Small Garden Design – Containers

Now that we have a couple feet of snow, all my gardening will be done indoors, in containers.

Practical as well as aesthetic considerations are important when selecting containers. Even the best quality wood has a limited life if it is kept in close contact with the soil. Plastic tends to bow, buckle and discolour with use. Terracotta is vulnerable to frost damage in severe weather; and only the very best reconstituted stone containers will survive a knock from a car in your forecourt. (Miller, M., Gardening in Small Spaces, GP Putnam’s Sons, New York, NY; 1983)
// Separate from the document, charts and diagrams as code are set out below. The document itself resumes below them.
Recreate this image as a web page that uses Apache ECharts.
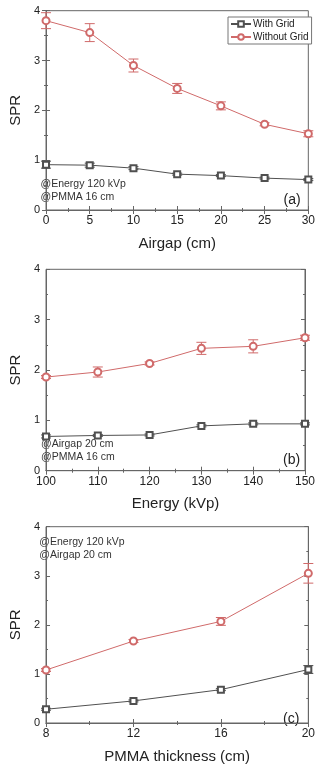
<!DOCTYPE html>
<html><head><meta charset="utf-8">
<script src="https://cdn.jsdelivr.net/npm/echarts@6/dist/echarts.min.js"></script>
<style>html,body{margin:0;padding:0;background:#fff}#c{width:318px;height:765px}</style>
</head><body><div id="c"></div>
<script>
// Panel (a): Airgap
const airgapX = [0, 5, 10, 15, 20, 25, 30];
const airgapWith = [0.91, 0.90, 0.84, 0.72, 0.69, 0.64, 0.61];
const airgapWithErr = [0.07, 0.04, 0.03, 0.02, 0.02, 0.02, 0.02];
const airgapWithout = [3.80, 3.56, 2.90, 2.44, 2.09, 1.72, 1.53];
const airgapWithoutErr = [0.16, 0.18, 0.13, 0.10, 0.08, 0.03, 0.06];
// Panel (b): Energy
const energyX = [100, 110, 120, 130, 140, 150];
const energyWith = [0.68, 0.70, 0.71, 0.89, 0.93, 0.93];
const energyWithErr = [0.03, 0.02, 0.02, 0.02, 0.02, 0.02];
const energyWithout = [1.86, 1.96, 2.13, 2.43, 2.47, 2.64];
const energyWithoutErr = [0.03, 0.10, 0.03, 0.12, 0.13, 0.05];
// Panel (c): PMMA thickness
const pmmaX = [8, 12, 16, 20];
const pmmaWith = [0.28, 0.45, 0.68, 1.09];
const pmmaWithErr = [0.02, 0.02, 0.02, 0.08];
const pmmaWithout = [1.08, 1.67, 2.07, 3.05];
const pmmaWithoutErr = [0.03, 0.03, 0.08, 0.20];

const seriesNames = ['With Grid', 'Without Grid'];
const yTicks = [0, 1, 2, 3, 4];

const C_WITH = '#505050';
const C_WITHOUT = '#d06a6a';
const FONT = 'Liberation Sans, Arial, sans-serif';

const panels = [
  {x: airgapX, w: airgapWith, we: airgapWithErr, wo: airgapWithout, woe: airgapWithoutErr,
   min: 0, max: 30, interval: 5, name: 'Airgap (cm)',
   grid: {left: 29.5, top: 10.7, width: 282, height: 199.3},
   notes: ['@Energy 120 kVp', '@PMMA 16 cm'], notesTop: 178, tag: '(a)', tagTop: 193},
  {x: energyX, w: energyWith, we: energyWithErr, wo: energyWithout, woe: energyWithoutErr,
   min: 100, max: 150, interval: 10, name: 'Energy (kVp)',
   grid: {left: 30, top: 269.3, width: 281, height: 201.4},
   notes: ['@Airgap 20 cm', '@PMMA 16 cm'], notesTop: 438, tag: '(b)', tagTop: 453},
  {x: pmmaX, w: pmmaWith, we: pmmaWithErr, wo: pmmaWithout, woe: pmmaWithoutErr,
   min: 8, max: 20, interval: 4, name: 'PMMA thickness (cm)',
   grid: {left: 28.3, top: 526.7, width: 282.7, height: 203.3},
   notes: ['@Energy 120 kVp', '@Airgap 20 cm'], notesTop: 536, tag: '(c)', tagTop: 712}
];

const grids = [], xAxes = [], yAxes = [], series = [], graphics = [];
const axisLineStyle = {color: '#666', width: 1};

function errSeries(xi, yi, xs, ys, es, color) {
  return {
    type: 'custom', xAxisIndex: xi, yAxisIndex: yi, silent: true, z: 3,
    clip: false,
    data: xs.map((x, i) => [x, ys[i], es[i]]),
    renderItem: function (params, api) {
      const x = api.value(0), y = api.value(1), e = api.value(2);
      const lo = api.coord([x, y - e]), hi = api.coord([x, y + e]);
      const hw = 5;
      const st = {stroke: color, lineWidth: 1};
      return {type: 'group', children: [
        {type: 'line', shape: {x1: lo[0], y1: lo[1], x2: hi[0], y2: hi[1]}, style: st},
        {type: 'line', shape: {x1: lo[0] - hw, y1: lo[1], x2: lo[0] + hw, y2: lo[1]}, style: st},
        {type: 'line', shape: {x1: hi[0] - hw, y1: hi[1], x2: hi[0] + hw, y2: hi[1]}, style: st}
      ]};
    }
  };
}

panels.forEach((p, k) => {
  grids.push(Object.assign({show: true, borderColor: '#666', borderWidth: 1, backgroundColor: 'transparent'}, p.grid));
  const xb = xAxes.length;
  xAxes.push({
    type: 'value', gridIndex: k, min: p.min, max: p.max, interval: p.interval,
    position: 'bottom', name: p.name, nameLocation: 'middle', nameGap: 26,
    nameTextStyle: {fontFamily: FONT, fontSize: 15, color: '#222'},
    axisLine: {lineStyle: axisLineStyle},
    axisTick: {inside: true, length: 4, lineStyle: axisLineStyle},
    minorTick: {show: true, splitNumber: 2, length: 2, lineStyle: axisLineStyle},
    axisLabel: {fontFamily: FONT, fontSize: 12, color: '#222', margin: 5},
    splitLine: {show: false}
  });
  xAxes.push({
    type: 'value', gridIndex: k, min: p.min, max: p.max, interval: p.interval,
    position: 'top',
    axisLine: {lineStyle: axisLineStyle},
    axisTick: {inside: true, length: 4, lineStyle: axisLineStyle},
    minorTick: {show: true, splitNumber: 2, length: 2, lineStyle: axisLineStyle},
    axisLabel: {show: false}, splitLine: {show: false}
  });
  const yb = yAxes.length;
  yAxes.push({
    type: 'value', gridIndex: k, min: yTicks[0], max: yTicks[yTicks.length - 1], interval: 1,
    position: 'left', name: 'SPR', nameLocation: 'middle', nameGap: 17, nameRotate: 90,
    nameTextStyle: {fontFamily: FONT, fontSize: 15, color: '#222'},
    axisLine: {lineStyle: axisLineStyle},
    axisTick: {inside: true, length: 4, lineStyle: axisLineStyle},
    minorTick: {show: true, splitNumber: 2, length: 2, lineStyle: axisLineStyle},
    axisLabel: {fontFamily: FONT, fontSize: 11, color: '#222', margin: 6},
    splitLine: {show: false}
  });
  yAxes.push({
    type: 'value', gridIndex: k, min: 0, max: 4, interval: 1, position: 'right',
    axisLine: {lineStyle: axisLineStyle},
    axisTick: {inside: true, length: 4, lineStyle: axisLineStyle},
    minorTick: {show: true, splitNumber: 2, length: 2, lineStyle: axisLineStyle},
    axisLabel: {show: false}, splitLine: {show: false}
  });
  series.push(errSeries(xb, yb, p.x, p.w, p.we, C_WITH));
  series.push(errSeries(xb, yb, p.x, p.wo, p.woe, C_WITHOUT));
  series.push({
    type: 'line', name: seriesNames[0], xAxisIndex: xb, yAxisIndex: yb,
    data: p.x.map((x, i) => [x, p.w[i]]), symbol: 'emptyRect', symbolSize: 6,
    lineStyle: {color: C_WITH, width: 1}, itemStyle: {color: C_WITH, borderColor: C_WITH, borderWidth: 1},
    z: 4, clip: false
  });
  series.push({
    type: 'line', name: seriesNames[1], xAxisIndex: xb, yAxisIndex: yb,
    data: p.x.map((x, i) => [x, p.wo[i]]), symbol: 'emptyCircle', symbolSize: 7,
    lineStyle: {color: C_WITHOUT, width: 1}, itemStyle: {color: C_WITHOUT, borderColor: C_WITHOUT, borderWidth: 1},
    z: 4, clip: false
  });
  graphics.push({type: 'text', left: p.grid.left + 11, top: p.notesTop,
    style: {text: p.notes.join('\n'), font: '10.5px ' + FONT, fill: '#333', lineHeight: 13}});
  graphics.push({type: 'text', left: p.grid.left + p.grid.width - 28, top: p.tagTop,
    style: {text: p.tag, font: '14px ' + FONT, fill: '#222'}});
});

const chart = echarts.init(document.getElementById('c'), null, {renderer: 'canvas'});
chart.setOption({
  animation: false,
  grid: grids, xAxis: xAxes, yAxis: yAxes, series: series, graphic: graphics,
  legend: {
    data: seriesNames, orient: 'vertical', left: 228, top: 17,
    itemWidth: 20, itemHeight: 7, itemGap: 3,
    borderColor: '#777', borderWidth: 1, padding: [2, 3, 2, 2],
    backgroundColor: '#fff',
    textStyle: {fontFamily: FONT, fontSize: 10, color: '#222', padding: [0, 0, 0, -3]}
  }
});
</script></body></html>
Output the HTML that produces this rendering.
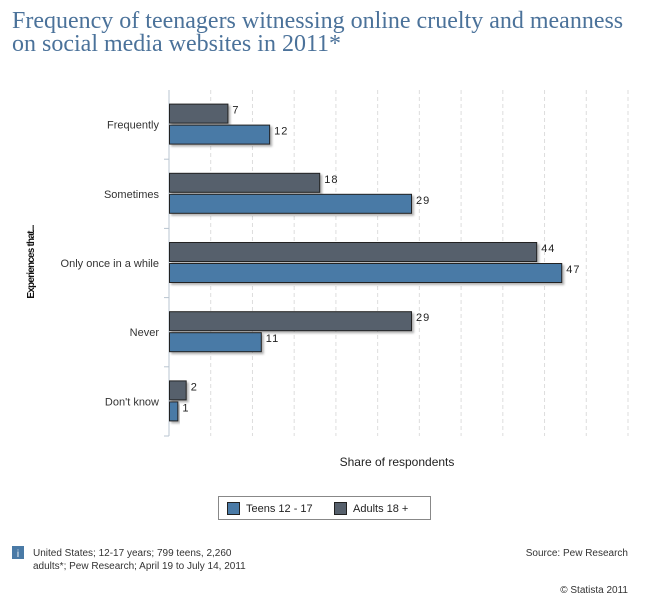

This quote from Michael Miller’s excellent book gives us a great starting point. So, lets talk about some guidelines for using the above-mentioned container Materials:

Wood – wood will not stay useful for long if exposed directly to soil. This is mostly because of the moisture that comes from healthy soil and regular watering. Now, wood containers are my favorite, because I love working in wood, wood is generally inexpensive, and it lasts if you use it correctly. So first, having built or purchased your wooden container, you will use some kind of exterior varnish (I like the kind made from polyurethane, available at home improvement stores). You will put at least 2 coats of varnish on every inch of the pot, inside and out, including the bottom. This is to protect the wood from the weather. Note that if you want to “go the extra mile” you can stain the wood just about any color before you varnish it.

Second, you must have some kind of liner for the inside of the pot. I like to use heavy duty yard trash bags. This plastic is not too terribly heavy-duty, but is fairly durable. Of course your container must have a drain hole in the bottom. If not, drill a hole in the bottom center about 5/8″-1″. Now, if your container is 18″ high, you will start from the corner of your trash bag and measure up about 24″ and cut. so you will now have a plastic bag triangle. take the corner of the bag, which is now the bottom of a funnel shaped bag, and thread it though the hole in the bottom of the container, pulling about 2″ of the bag through the hole (from the inside to the outside). With one hand, hold the piece of the bag at the bottom hole from the outside of the container. With the other hand, push the bag out to conform to the sides of the container. Lay your drainage rocks at the bottom of the bag. Now, from the outside bottom of the container, cut off the last 1″ of the bag sticking through the hole. The rocks will hold the bag steady so you can put the soil in, and you now have drainage at the bottom of the container. Fill with dirt, cut off the excess plastic at the top, and plant something. Remember, with this treatment your wooden containers should last a long time, but not forever.

Plastic – there are 2 types of plastic containers that I like to use, at opposite ends of the spectrum. The very plain, and the very ornate.

The very plain plastic containers are generally in the standard pot shape, and they tend to be the color of terracotta. I like these because they are very inexpensive. I like to use them for applications where the pot itself is not all that visible, such as the rear of an area with several pots. The main consideration here is that you should use these in areas where the pot itself is not subject to direct sunlight. Sunlight will fade the color, and degrade the integrity of the pot. And, of course, these pots are not terribly attractive.

On the far side of the continuum are extremely ornate plastic containers. These are generally made to look as if they were made from ornamental stone, so they are very attractive and suitable for use around entrances to the home and other focal points. These are considered a replacement or alternative to expensive cement or stone containers. Look online and at gardening stores for alternatives here. And note that since these more decorative pots will be placed in focal areas, they will probably be exposed to direct sunlight, and therefore will have a more limited useful life. But they are available in nearly all colors, shapes and styles, so you can have a lot of fun with these.

Terracotta – the majority of pots and containers available for plants will be made from terracotta. It is attractive and versatile. Moisture glides through it and helps avoid over-watering. It is available in several colors, and an almost infinite array of styles. If you don’t live in the snow belt, these pots can stay beautiful for decades. Sadly, I live in the snow belt. So, to avoid replacing all my terracotta pots, at Halloween each year, which is generally just prior to the first freeze for us, we empty all our outside terracotta plants and store them in our garage, dry. It is terracotta’s ability to transfer moisture that makes it both a great pot, and destroys it in the winter. When there are water droplets inside the terracotta (and there always is when you have it planted) and it freezes, the water droplets expand and cause the pot to deteriorate. A single winter outside in the snow will completely destroy most terracotta pots. Dry them and store them in a dry place in the winter, or you will lose them.

Stone/cement – you can find cement containers in most sizes and styles. Nowadays, you can also find cement in different colors, all the maker has to do is add a coloring agent to the cement before it is poured into the mold. Over the past 10 years as more companies have constructed more types of molds, you can find cement containers in all shapes. They stand up to the winter weather far better than terracotta. They do tend to be more expensive, but if you go to any public garden, you will see them everywhere due to their beauty and durability. As above, the only thing you have to remember with these is not to ram them with your car.

I hope you find this article useful in selecting and using containers for your small garden designs and front yard landscaping.